------ Provided material ------

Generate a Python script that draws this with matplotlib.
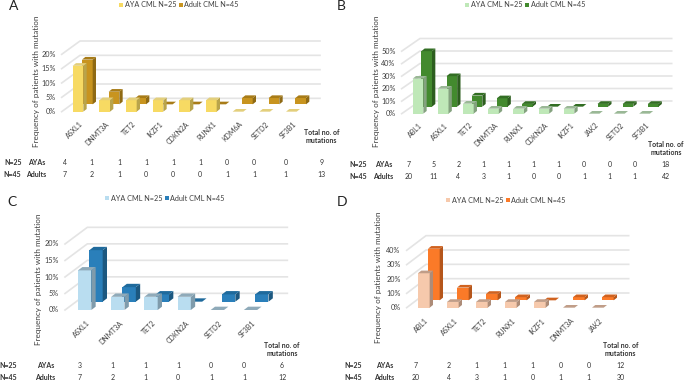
import matplotlib
matplotlib.use('Agg')
import matplotlib.pyplot as plt
from matplotlib.patches import Rectangle

plt.rcParams['font.family'] = ['Lato', 'DejaVu Sans']

W, H = 685, 382

# values (% of patients)
genes_a = ['ASXL1', 'DNMT3A', 'TET2', 'IKZF1', 'CDKN2A', 'RUNX1', 'KDM6A', 'SETD2', 'SF3B1']
aya_a = [16, 4, 4, 4, 4, 4, 0, 0, 0]
adult_a = [15.6, 4.4, 2.2, 0, 0, 0, 2.2, 2.2, 2.2]
aya_n_a = ['4', '1', '1', '1', '1', '1', '0', '0', '0', '9']
adult_n_a = ['7', '2', '1', '0', '0', '0', '1', '1', '1', '13']
ticks_a = [0, 5, 10, 15, 20]

genes_b = ['ABL1', 'ASXL1', 'TET2', 'DNMT3A', 'RUNX1', 'CDKN2A', 'IKZF1', 'JAK2', 'SETD2', 'SF3B1']
aya_b = [28, 20, 8, 4, 4, 4, 4, 0, 0, 0]
adult_b = [44.4, 24.4, 8.9, 6.7, 2.2, 0, 0, 2.2, 2.2, 2.2]
aya_n_b = ['7', '5', '2', '1', '1', '1', '1', '0', '0', '0', '18']
adult_n_b = ['20', '11', '4', '3', '1', '0', '0', '1', '1', '1', '42']
ticks_b = [0, 10, 20, 30, 40, 50]

genes_c = ['ASXL1', 'DNMT3A', 'TET2', 'CDKN2A', 'SETD2', 'SF3B1']
aya_c = [12, 4, 4, 4, 0, 0]
adult_c = [15.6, 4.4, 2.2, 0, 2.2, 2.2]
aya_n_c = ['3', '1', '1', '1', '0', '0', '6']
adult_n_c = ['7', '2', '1', '0', '1', '1', '12']
ticks_c = [0, 5, 10, 15, 20]

genes_d = ['ABL1', 'ASXL1', 'TET2', 'RUNX1', 'IKZF1', 'DNMT3A', 'JAK2']
aya_d = [24, 4, 4, 4, 4, 0, 0]
adult_d = [36, 8.9, 4.5, 2.2, 0, 2.2, 2.2]
aya_n_d = ['7', '2', '1', '1', '1', '0', '0', '12']
adult_n_d = ['20', '4', '3', '1', '0', '1', '1', '30']
ticks_d = [0, 10, 20, 30, 40]

fig = plt.figure(figsize=(W / 100, H / 100), dpi=100)


def put(x, y, s, **kw):
    fig.text(x / W, 1 - y / H, s, **kw)


def box3d(ax, x, w, base, v, dx, dy, colors):
    front, side, top = colors
    if v > 0:
        ax.bar(x, v, w, bottom=base, color=front, align='edge', linewidth=0)
        ax.fill([x + w, x + w + dx, x + w + dx, x + w],
                [base, base + dy, base + v + dy, base + v], color=side, lw=0)
    ax.fill([x, x + dx, x + w + dx, x + w],
            [base + v, base + v + dy, base + v + dy, base + v], color=top, lw=0)


def panel(letter, genes, aya, adult, aya_n, adult_n, ticks, colors, g):
    # zoomed pixel numbers from the reference are divided by 3 here
    ox, oy = g['origin']
    z = lambda n: n / 3
    y0 = oy + z(g['y0'])
    left = ox + z(g['left'])
    sp = z(g['spacing'])
    ppu = z(g['tick_step']) / (ticks[1] - ticks[0])

    ax = fig.add_axes([0, 0, 1, 1])
    ax.axis('off')
    ax.patch.set_alpha(0)
    ax.set_xlim(-left / sp, (W - left) / sp)
    ax.set_ylim((y0 - H) / ppu, y0 / ppu)

    w = z(g['bar']) / sp
    dx = z(g['depth'][0]) / sp
    dy = z(g['depth'][1]) / ppu
    ad_x = z(g['adult_off'][0]) / sp
    ad_y = z(g['adult_off'][1]) / ppu

    gl = (ox + z(g['grid'][0]) - left) / sp
    gb = (ox + z(g['grid'][1]) - left) / sp
    gr = (ox + z(g['grid'][2]) - left) / sp
    by = z(g['back']) / ppu
    for t in ticks:
        ax.plot([gl, gb, gr], [t, t + by, t + by], color='#e4e4e4', lw=1.2, zorder=1)
        ax.text(gl - 6 / sp, t, '%d%%' % t, ha='right', va='center', fontsize=5.2, color='#404040')

    for i, v in enumerate(adult):
        box3d(ax, i + ad_x, w, ad_y, v, dx, dy, colors[1])
    for i, v in enumerate(aya):
        box3d(ax, i, w, 0, v, dx, dy, colors[0])

    for i, name in enumerate(genes):
        ax.text(i + w * 0.6, -z(g['label_drop']) / ppu, name, rotation=45, ha='right', va='top',
                rotation_mode='anchor', fontsize=5.0, color='#404040')

    # panel letter, legend, y label
    put(ox + z(g['letter'][0]), oy + z(g['letter'][1]), letter, fontsize=10, ha='center', va='center', color='#222222')
    ly = oy + z(g['leg_y'])
    for sx, name, c in ((g['leg_x'][0], 'AYA CML N=25', colors[0][0]), (g['leg_x'][1], 'Adult CML N=45', colors[1][0])):
        fig.add_artist(Rectangle(((ox + z(sx)) / W, 1 - (ly + 2) / H), 4 / W, 4 / H,
                                 color=c, lw=0, transform=fig.transFigure))
        put(ox + z(sx) + 5.5, ly, name, fontsize=5.2, ha='left', va='center', color='#404040')
    put(ox + z(g['ylab'][0]), oy + z(g['ylab'][1]), 'Frequency of patients with mutation',
        rotation=90, fontsize=5.9, ha='center', va='center', color='#404040')

    # counts table under the bars
    r1, r2 = oy + z(g['rows'][0]), oy + z(g['rows'][1])
    bold = dict(fontsize=5.0, ha='center', va='center', weight='bold', color='#333333')
    plain = dict(fontsize=5.0, ha='center', va='center', color='#333333')
    put(ox + z(g['n_x']), r1, 'N=25', **bold)
    put(ox + z(g['n_x']), r2, 'N=45', **bold)
    put(ox + z(g['name_x']), r1, 'AYAs', **bold)
    put(ox + z(g['name_x']), r2, 'Adults', **bold)
    for cx, a, b in zip(g['cols'], aya_n, adult_n):
        put(ox + z(cx), r1, a, **plain)
        put(ox + z(cx), r2, b, **plain)
    put(ox + z(g['cols'][-1]), oy + z(g['head_y']), 'Total no. of\nmutations', linespacing=1.15, **bold)


yellow = [('#f7da63', '#b9a44b', '#e3cf7c'), ('#c8941f', '#8f6a14', '#a87c18')]
green = [('#bfe8b8', '#84a27f', '#9ab896'), ('#438a2e', '#2d5e1f', '#336e24')]
blue = [('#b9ddf0', '#7f9bab', '#8faab9'), ('#2a7fba', '#1c5880', '#1f6a9c')]
orange = [('#f6c9ac', '#ad8c78', '#c09d88'), ('#fb7a28', '#b5561b', '#d0621f')]

panel('A', genes_a, aya_a, adult_a, aya_n_a, adult_n_a, ticks_a, yellow, dict(
    origin=(0, 0), y0=335, left=218, spacing=80, tick_step=43, bar=32, depth=(10, 8), adult_off=(28, 22),
    grid=(185, 240, 960), back=40, label_drop=26, letter=(40, 19), leg_y=14, leg_x=(358, 537), ylab=(110, 243),
    rows=(487, 524), n_x=38, name_x=110, head_y=410,
    cols=[195, 275, 357, 438, 519, 600, 681, 762, 857, 965]))

panel('B', genes_b, aya_b, adult_b, aya_n_b, adult_n_b, ticks_b, green, dict(
    origin=(340, 0), y0=341, left=218, spacing=75.5, tick_step=37.5, bar=32, depth=(10, 8), adult_off=(26, 21),
    grid=(185, 240, 995), back=38, label_drop=24, letter=(5, 19), leg_y=14, leg_x=(376, 556), ylab=(110, 243),
    rows=(493, 530), n_x=55, name_x=130, head_y=446,
    cols=[205, 280, 355, 431, 506, 581, 656, 732, 808, 883, 978]))

panel('C', genes_c, aya_c, adult_c, aya_n_c, adult_n_c, ticks_c, blue, dict(
    origin=(0, 190), y0=360, left=234, spacing=99.5, tick_step=49.5, bar=40, depth=(13, 10), adult_off=(34, 25),
    grid=(195, 262, 862), back=50, label_drop=28, letter=(37, 35), leg_y=24, leg_x=(316, 494), ylab=(117, 268),
    rows=(528, 562), n_x=25, name_x=137, head_y=479,
    cols=[238, 337, 436, 534, 633, 732, 846]))

panel('D', genes_d, aya_d, adult_d, aya_n_d, adult_n_d, ticks_d, orange, dict(
    origin=(340, 190), y0=353, left=234, spacing=87, tick_step=43, bar=35, depth=(10, 8), adult_off=(30, 22),
    grid=(200, 258, 866), back=44, label_drop=28, letter=(5, 35), leg_y=31, leg_x=(318, 497), ylab=(117, 263),
    rows=(528, 562), n_x=40, name_x=133, head_y=479,
    cols=[228, 326, 410, 493, 578, 662, 746, 841]))

fig.savefig('out.png', dpi=100)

------

Repeat, word for word and with no pictures, only the lines running from the beginning of the data to the line that contains "ticks_b = [0, 10, 20, 30, 40, 50]".

Generate a Python script that draws this with matplotlib.
import matplotlib
matplotlib.use('Agg')
import matplotlib.pyplot as plt
from matplotlib.patches import Rectangle

plt.rcParams['font.family'] = ['Lato', 'DejaVu Sans']

W, H = 685, 382

# values (% of patients)
genes_a = ['ASXL1', 'DNMT3A', 'TET2', 'IKZF1', 'CDKN2A', 'RUNX1', 'KDM6A', 'SETD2', 'SF3B1']
aya_a = [16, 4, 4, 4, 4, 4, 0, 0, 0]
adult_a = [15.6, 4.4, 2.2, 0, 0, 0, 2.2, 2.2, 2.2]
aya_n_a = ['4', '1', '1', '1', '1', '1', '0', '0', '0', '9']
adult_n_a = ['7', '2', '1', '0', '0', '0', '1', '1', '1', '13']
ticks_a = [0, 5, 10, 15, 20]

genes_b = ['ABL1', 'ASXL1', 'TET2', 'DNMT3A', 'RUNX1', 'CDKN2A', 'IKZF1', 'JAK2', 'SETD2', 'SF3B1']
aya_b = [28, 20, 8, 4, 4, 4, 4, 0, 0, 0]
adult_b = [44.4, 24.4, 8.9, 6.7, 2.2, 0, 0, 2.2, 2.2, 2.2]
aya_n_b = ['7', '5', '2', '1', '1', '1', '1', '0', '0', '0', '18']
adult_n_b = ['20', '11', '4', '3', '1', '0', '0', '1', '1', '1', '42']
ticks_b = [0, 10, 20, 30, 40, 50]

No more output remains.